Considering the case law, certain problem statements have been come into existence. The first problem regarding the issue is whether the contract made between the parties is valid or not. Further, it is to be discussed whether the company could claim to set aside the contract on unconscionability ground or not. It is also to be decided whether the contract between the parties have attracted the provision of the Construction law and made with good faith or not (Murray 2014). In this case, the first thing is to interpret the provisions of the construction contract. According to the law, good faith must exists in between the parties and it is to be find out whether any imbalance in bargaining power has been considered or not. The problem of this case has been reflected in the case of Lines MacFarlane Marshall Pty Ltd v Fletcher Construction Australia Ltd [2000] VSC 358, where it has been claimed and counter claimed by both the parties that parties to the case has failed to act in due diligence. It has been observed by the court, “rights under the general law are not to be regarded as excluded unless the contract manifests an explicit intention of doing so”. Therefore, it can be stated that the parties to the case have to establish the facts. If any faults have been observed in anyone’s part, the other party could repudiate the contract.

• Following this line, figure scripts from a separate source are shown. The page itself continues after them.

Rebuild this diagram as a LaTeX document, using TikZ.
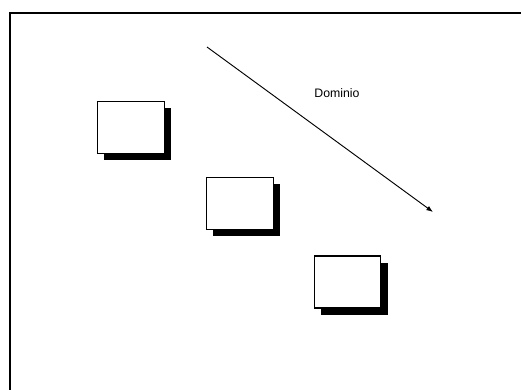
\documentclass[tikz,border=0pt]{standalone}
\usepackage{fontspec}
\setmainfont{Liberation Sans}
\usetikzlibrary{arrows.meta,shadows}

\begin{document}
\begin{tikzpicture}[x=0.03cm,y=-0.03cm,
    ventana/.style={draw=black,line width=1pt,fill=white,
      minimum width=2.0cm,minimum height=1.56cm,inner sep=0pt,
      general shadow={fill=black,shadow xshift=0.2cm,shadow yshift=-0.2cm}}]
  % page size
  \useasboundingbox (0,0) rectangle (521,390);

  % frame (only top and left edges show)
  \draw[line width=1.8pt] (10,390) -- (10,13) -- (521,13);

  % the three windows, stepping down to the right
  \node[ventana] (win1) at (131,127.5) {};
  \node[ventana] (win2) at (240,203.5) {};
  \node[ventana] (win3) at (347.5,282) {};

  % direction of the domain
  \coordinate (domA) at (207,47);
  \coordinate (domB) at (433,212);
  \draw[line width=0.8pt,-{Latex[length=2mm]}] (domA) -- (domB);
  \node[font=\fontsize{10.5}{12}\selectfont] (dom) at (337,93) {Dominio};
\end{tikzpicture}
\end{document}
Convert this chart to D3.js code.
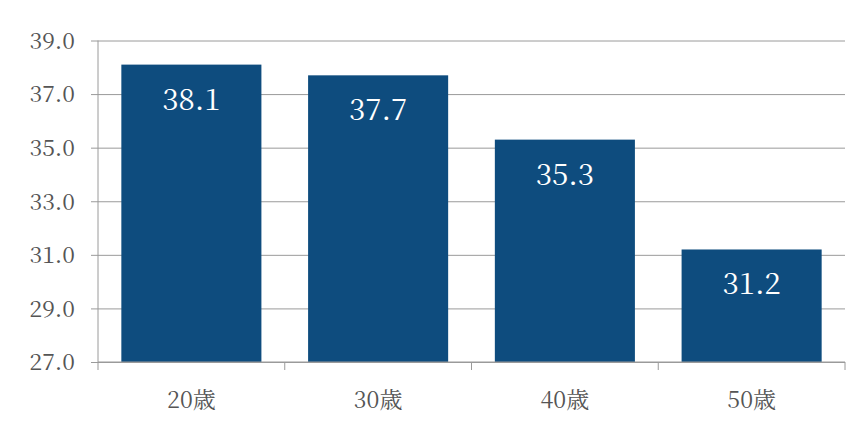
<!DOCTYPE html>
<html><head><meta charset="utf-8">
<script src="https://cdn.jsdelivr.net/npm/d3@7"></script>
<style>body{margin:0;background:#fff}</style>
</head><body>
<svg id="c" width="868" height="428"></svg>
<script>
const categories = ["20歳", "30歳", "40歳", "50歳"];
const values = [38.1, 37.7, 35.3, 31.2];
const yTicks = [27, 29, 31, 33, 35, 37, 39];

(function () {
const svg = d3.select("#c");
const mLeft = 98, mRight = 845, mTop = 40.5, mBottom = 362;
const font = "'Noto Serif CJK JP', 'Liberation Serif', serif";

const x = d3.scaleBand().domain(categories).range([mLeft, mRight]).paddingInner(0.25).paddingOuter(0.125);
const y = d3.scaleLinear().domain([27, 39]).range([mBottom, mTop]);

// gridlines + y ticks
const yAxis = d3.axisLeft(y).tickValues(yTicks).tickSize(-(mRight - mLeft)).tickFormat(d3.format(".1f")).tickPadding(0);
const gy = svg.append("g").attr("transform", `translate(${mLeft},0)`).call(yAxis);
gy.select(".domain").remove();
gy.selectAll(".tick line").attr("x1", -7).attr("stroke", "#9a9a9a").attr("stroke-width", 1);
gy.selectAll(".tick text").attr("x", -23).attr("dy", "0.34em")
  .style("font-family", font).style("font-size", "23px").attr("fill", "#555");

// vertical axis line
svg.append("line").attr("x1", mLeft).attr("x2", mLeft).attr("y1", mTop).attr("y2", mBottom)
  .attr("stroke", "#9a9a9a");

// bars
svg.append("g").selectAll("rect").data(values).join("rect")
  .attr("x", (d, i) => x(categories[i]))
  .attr("width", x.bandwidth())
  .attr("y", d => y(d))
  .attr("height", d => y(27) - y(d))
  .attr("fill", "#0e4c7e");

// value labels
svg.append("g").selectAll("text").data(values).join("text")
  .attr("x", (d, i) => x(categories[i]) + x.bandwidth() / 2)
  .attr("y", d => y(d) + 45)
  .attr("text-anchor", "middle")
  .style("font-family", font).style("font-size", "29.5px").attr("fill", "#fff")
  .text(d => d.toFixed(1));

// x axis
const xb = d3.scaleBand().domain(categories).range([mLeft, mRight]);
svg.append("line").attr("x1", mLeft).attr("x2", mRight).attr("y1", mBottom).attr("y2", mBottom).attr("stroke", "#9a9a9a");
const bounds = [mLeft].concat(categories.map(c => xb(c) + xb.bandwidth()));
svg.append("g").selectAll("line").data(bounds).join("line")
  .attr("x1", d => d).attr("x2", d => d).attr("y1", mBottom).attr("y2", mBottom + 8)
  .attr("stroke", "#9a9a9a");
svg.append("g").selectAll("text").data(categories).join("text")
  .attr("x", d => xb(d) + xb.bandwidth() / 2)
  .attr("y", 408)
  .attr("text-anchor", "middle")
  .style("font-family", font).style("font-size", "23px").attr("fill", "#555")
  .text(d => d);
})();
</script>
</body></html>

This part is dealing with the application provision of Security of Payment Act and suggests the company how to avoid future problems regarding the same.  Building and Construction Industry Security of Payment Act 2002 was enacted to deal with the claim made under building contract. Further, under this Act, certain procedures have been taken in order to ensure the cash flow under the business. Further, it protects the parties against any expensive litigation. The company is advised to make an application under the Act and opted for a negotiation process to retain the cash flow in the construction business. The company can make an application for invoice payment and in this case, it is not necessary to consider whether the payment is accurate or not (Bell 2017). However, it is to be kept in mind that the application should based on section 18 of the Security of Payment Act 2002 and file the application within time. According to Hickory Developments Pty Ltd v Schiavello (Vic) Pty Ltd & Anor [2009] VSC 156; 26 VR 112, in case of late application, the same will be rejected. Further, in Dualcorp v Remo Constructions [2009] NSWCA 69, it has been observed by the court that the decision of the former adjudicator will be applied on the subsequent adjudicator and if the former adjudicator has cancelled any entitlement of payment, the parties could not claim for the same in subsequent event. However, it has been mentioned under Grocon Constructors v Planit Cocciardi Joint Venture [2009] VSC 339 that if the arbitrator has failed to come into a fruitful solution, certiorari can be available for the affected parties. Therefore, the company can make application under the provision of certiorari. To conclude, according to the judgment of Lucas Stuart Pty Ltd v Hemmes Hermitage Pty Ltd [2010] NSWCA 283, it can state that in case of any conditional performance security, possible limitations of the calls are to be analyzed by the principals (Faraz et al 2015).